◆ PROBLEM STATEMENT ◆
Without the pictures, write out all the lines below exactly as they appear.

+ + + +

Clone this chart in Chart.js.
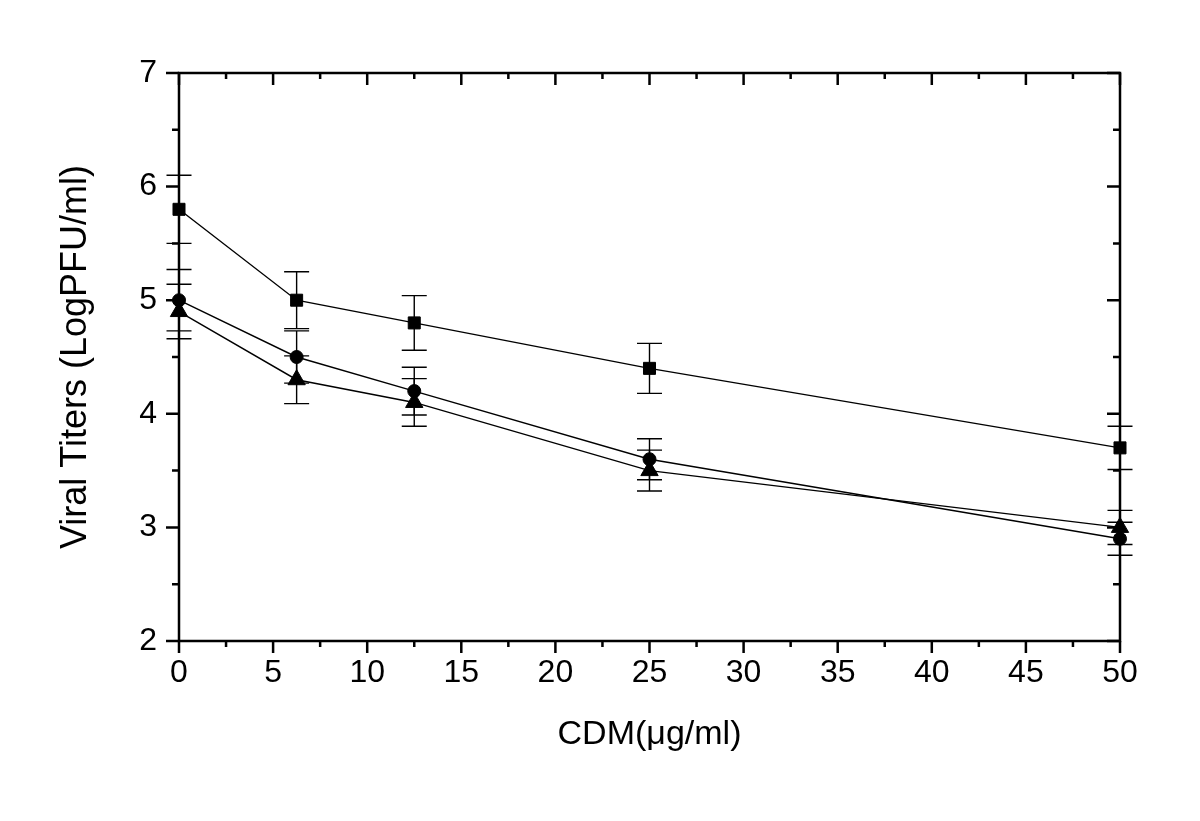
<!DOCTYPE html>
<html>
<head>
<meta charset="utf-8">
<script src="https://cdn.jsdelivr.net/npm/chart.js@4/dist/chart.umd.min.js"></script>
<style>
html,body{margin:0;padding:0;background:#fff;}
canvas{display:block;}
</style>
</head>
<body>
<canvas id="c" width="1200" height="821"></canvas>
<script>
// ---- data ----
const concentrations = [0, 6.25, 12.5, 25, 50];
const squareValues   = [5.8, 5.0, 4.8, 4.4, 3.7];
const squareErrors   = [0.3, 0.25, 0.24, 0.22, 0.19];
const circleValues   = [5.0, 4.5, 4.2, 3.6, 2.9];
const circleErrors   = [0.27, 0.23, 0.21, 0.18, 0.145];
const triangleValues = [4.9, 4.3, 4.1, 3.5, 3.0];
const triangleErrors = [0.24, 0.21, 0.21, 0.18, 0.15];
const xMajorTicks = [0, 5, 10, 15, 20, 25, 30, 35, 40, 45, 50];
const yMajorTicks = [2, 3, 4, 5, 6, 7];
const xTitle = 'CDM(μg/ml)';
const yTitle = 'Viral Titers (LogPFU/ml)';

const FONT = "'Liberation Sans', Arial, Helvetica, sans-serif";

function pts(vals){ return concentrations.map((x,i)=>({x:x, y:vals[i]})); }

function ds(vals, errs, style, radius){
  return {
    data: pts(vals),
    errors: errs,
    borderColor:'#000',
    borderWidth:1.4,
    pointStyle: style,
    pointRadius: radius,
    pointBackgroundColor:'#000',
    pointBorderColor:'#000',
    pointBorderWidth:1,
    tension:0,
    fill:false,
    clip:false
  };
}

const errorBars = {
  id:'errorBars',
  beforeDatasetsDraw(chart){
    const {ctx, scales:{x,y}} = chart;
    ctx.save();
    ctx.strokeStyle='#000';
    ctx.lineWidth=1.4;
    chart.data.datasets.forEach(d=>{
      d.data.forEach((p,i)=>{
        const e = d.errors[i];
        const px = x.getPixelForValue(p.x);
        const yt = y.getPixelForValue(p.y + e);
        const yb = y.getPixelForValue(p.y - e);
        const hw = 12.5;
        ctx.beginPath();
        ctx.moveTo(px, yt); ctx.lineTo(px, yb);
        ctx.moveTo(px-hw, yt); ctx.lineTo(px+hw, yt);
        ctx.moveTo(px-hw, yb); ctx.lineTo(px+hw, yb);
        ctx.stroke();
      });
    });
    ctx.restore();
  }
};

const frame = {
  id:'frame',
  afterDraw(chart){
    const {ctx, chartArea:a, scales:{x,y}} = chart;
    ctx.save();
    ctx.strokeStyle='#000';
    ctx.lineWidth=2.5;
    ctx.lineCap='square';
    ctx.beginPath();
    ctx.rect(a.left, a.top, a.right-a.left, a.bottom-a.top);
    ctx.stroke();
    ctx.lineCap='butt';
    ctx.beginPath();
    // x ticks
    for (let v = x.min; v <= x.max + 1e-9; v += 2.5){
      const major = xMajorTicks.some(t=>Math.abs(t-v)<1e-9);
      const len = major ? 12 : 6;
      const px = x.getPixelForValue(v);
      ctx.moveTo(px, a.bottom); ctx.lineTo(px, a.bottom + len);
      ctx.moveTo(px, a.top); ctx.lineTo(px, a.top + len);
    }
    // y ticks
    for (let v = y.min; v <= y.max + 1e-9; v += 0.5){
      const major = yMajorTicks.some(t=>Math.abs(t-v)<1e-9);
      const len = major ? 13 : 7;
      const py = y.getPixelForValue(v);
      ctx.moveTo(a.left, py); ctx.lineTo(a.left - len, py);
      ctx.moveTo(a.right, py); ctx.lineTo(a.right - len, py);
    }
    ctx.stroke();
    ctx.restore();
  }
};

new Chart(document.getElementById('c'), {
  type:'line',
  data:{
    datasets:[
      ds(squareValues, squareErrors, 'rect', 8.5),
      ds(circleValues, circleErrors, 'circle', 6.5),
      ds(triangleValues, triangleErrors, 'triangle', 10)
    ]
  },
  options:{
    responsive:false,
    animation:false,
    devicePixelRatio:1,
    layout:{padding:{top:73, right:80, left:0, bottom:0}},
    plugins:{legend:{display:false}, tooltip:{enabled:false}},
    scales:{
      x:{
        type:'linear',
        min:0, max:50,
        afterBuildTicks(scale){ scale.ticks = xMajorTicks.map(v=>({value:v})); },
        afterFit(scale){ scale.height = 180; },
        grid:{display:false, drawTicks:false},
        border:{display:false},
        ticks:{
          color:'#000',
          font:{family:FONT, size:32},
          padding:13,
          maxRotation:0,
          autoSkip:false
        },
        title:{
          display:true,
          text:xTitle,
          color:'#000',
          font:{family:FONT, size:34},
          padding:{top:0, bottom:66}
        }
      },
      y:{
        type:'linear',
        min:2, max:7,
        afterBuildTicks(scale){ scale.ticks = yMajorTicks.map(v=>({value:v})); },
        afterFit(scale){ scale.width = 179; },
        grid:{display:false, drawTicks:false},
        border:{display:false},
        ticks:{
          color:'#000',
          font:{family:FONT, size:32},
          padding:22,
          autoSkip:false
        },
        title:{
          display:true,
          text:yTitle,
          color:'#000',
          font:{family:FONT, size:36},
          padding:{top:54, bottom:0}
        }
      }
    }
  },
  plugins:[errorBars, frame]
});
</script>
</body>
</html>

+ + + +

◆ COMPLETE RESPONSE ◆
Clone this chart in Chart.js.
<!DOCTYPE html>
<html>
<head>
<meta charset="utf-8">
<script src="https://cdn.jsdelivr.net/npm/chart.js@4/dist/chart.umd.min.js"></script>
<style>
html,body{margin:0;padding:0;background:#fff;}
canvas{display:block;}
</style>
</head>
<body>
<canvas id="c" width="1200" height="821"></canvas>
<script>
// ---- data ----
const concentrations = [0, 6.25, 12.5, 25, 50];
const squareValues   = [5.8, 5.0, 4.8, 4.4, 3.7];
const squareErrors   = [0.3, 0.25, 0.24, 0.22, 0.19];
const circleValues   = [5.0, 4.5, 4.2, 3.6, 2.9];
const circleErrors   = [0.27, 0.23, 0.21, 0.18, 0.145];
const triangleValues = [4.9, 4.3, 4.1, 3.5, 3.0];
const triangleErrors = [0.24, 0.21, 0.21, 0.18, 0.15];
const xMajorTicks = [0, 5, 10, 15, 20, 25, 30, 35, 40, 45, 50];
const yMajorTicks = [2, 3, 4, 5, 6, 7];
const xTitle = 'CDM(μg/ml)';
const yTitle = 'Viral Titers (LogPFU/ml)';

const FONT = "'Liberation Sans', Arial, Helvetica, sans-serif";

function pts(vals){ return concentrations.map((x,i)=>({x:x, y:vals[i]})); }

function ds(vals, errs, style, radius){
  return {
    data: pts(vals),
    errors: errs,
    borderColor:'#000',
    borderWidth:1.4,
    pointStyle: style,
    pointRadius: radius,
    pointBackgroundColor:'#000',
    pointBorderColor:'#000',
    pointBorderWidth:1,
    tension:0,
    fill:false,
    clip:false
  };
}

const errorBars = {
  id:'errorBars',
  beforeDatasetsDraw(chart){
    const {ctx, scales:{x,y}} = chart;
    ctx.save();
    ctx.strokeStyle='#000';
    ctx.lineWidth=1.4;
    chart.data.datasets.forEach(d=>{
      d.data.forEach((p,i)=>{
        const e = d.errors[i];
        const px = x.getPixelForValue(p.x);
        const yt = y.getPixelForValue(p.y + e);
        const yb = y.getPixelForValue(p.y - e);
        const hw = 12.5;
        ctx.beginPath();
        ctx.moveTo(px, yt); ctx.lineTo(px, yb);
        ctx.moveTo(px-hw, yt); ctx.lineTo(px+hw, yt);
        ctx.moveTo(px-hw, yb); ctx.lineTo(px+hw, yb);
        ctx.stroke();
      });
    });
    ctx.restore();
  }
};

const frame = {
  id:'frame',
  afterDraw(chart){
    const {ctx, chartArea:a, scales:{x,y}} = chart;
    ctx.save();
    ctx.strokeStyle='#000';
    ctx.lineWidth=2.5;
    ctx.lineCap='square';
    ctx.beginPath();
    ctx.rect(a.left, a.top, a.right-a.left, a.bottom-a.top);
    ctx.stroke();
    ctx.lineCap='butt';
    ctx.beginPath();
    // x ticks
    for (let v = x.min; v <= x.max + 1e-9; v += 2.5){
      const major = xMajorTicks.some(t=>Math.abs(t-v)<1e-9);
      const len = major ? 12 : 6;
      const px = x.getPixelForValue(v);
      ctx.moveTo(px, a.bottom); ctx.lineTo(px, a.bottom + len);
      ctx.moveTo(px, a.top); ctx.lineTo(px, a.top + len);
    }
    // y ticks
    for (let v = y.min; v <= y.max + 1e-9; v += 0.5){
      const major = yMajorTicks.some(t=>Math.abs(t-v)<1e-9);
      const len = major ? 13 : 7;
      const py = y.getPixelForValue(v);
      ctx.moveTo(a.left, py); ctx.lineTo(a.left - len, py);
      ctx.moveTo(a.right, py); ctx.lineTo(a.right - len, py);
    }
    ctx.stroke();
    ctx.restore();
  }
};

new Chart(document.getElementById('c'), {
  type:'line',
  data:{
    datasets:[
      ds(squareValues, squareErrors, 'rect', 8.5),
      ds(circleValues, circleErrors, 'circle', 6.5),
      ds(triangleValues, triangleErrors, 'triangle', 10)
    ]
  },
  options:{
    responsive:false,
    animation:false,
    devicePixelRatio:1,
    layout:{padding:{top:73, right:80, left:0, bottom:0}},
    plugins:{legend:{display:false}, tooltip:{enabled:false}},
    scales:{
      x:{
        type:'linear',
        min:0, max:50,
        afterBuildTicks(scale){ scale.ticks = xMajorTicks.map(v=>({value:v})); },
        afterFit(scale){ scale.height = 180; },
        grid:{display:false, drawTicks:false},
        border:{display:false},
        ticks:{
          color:'#000',
          font:{family:FONT, size:32},
          padding:13,
          maxRotation:0,
          autoSkip:false
        },
        title:{
          display:true,
          text:xTitle,
          color:'#000',
          font:{family:FONT, size:34},
          padding:{top:0, bottom:66}
        }
      },
      y:{
        type:'linear',
        min:2, max:7,
        afterBuildTicks(scale){ scale.ticks = yMajorTicks.map(v=>({value:v})); },
        afterFit(scale){ scale.width = 179; },
        grid:{display:false, drawTicks:false},
        border:{display:false},
        ticks:{
          color:'#000',
          font:{family:FONT, size:32},
          padding:22,
          autoSkip:false
        },
        title:{
          display:true,
          text:yTitle,
          color:'#000',
          font:{family:FONT, size:36},
          padding:{top:54, bottom:0}
        }
      }
    }
  },
  plugins:[errorBars, frame]
});
</script>
</body>
</html>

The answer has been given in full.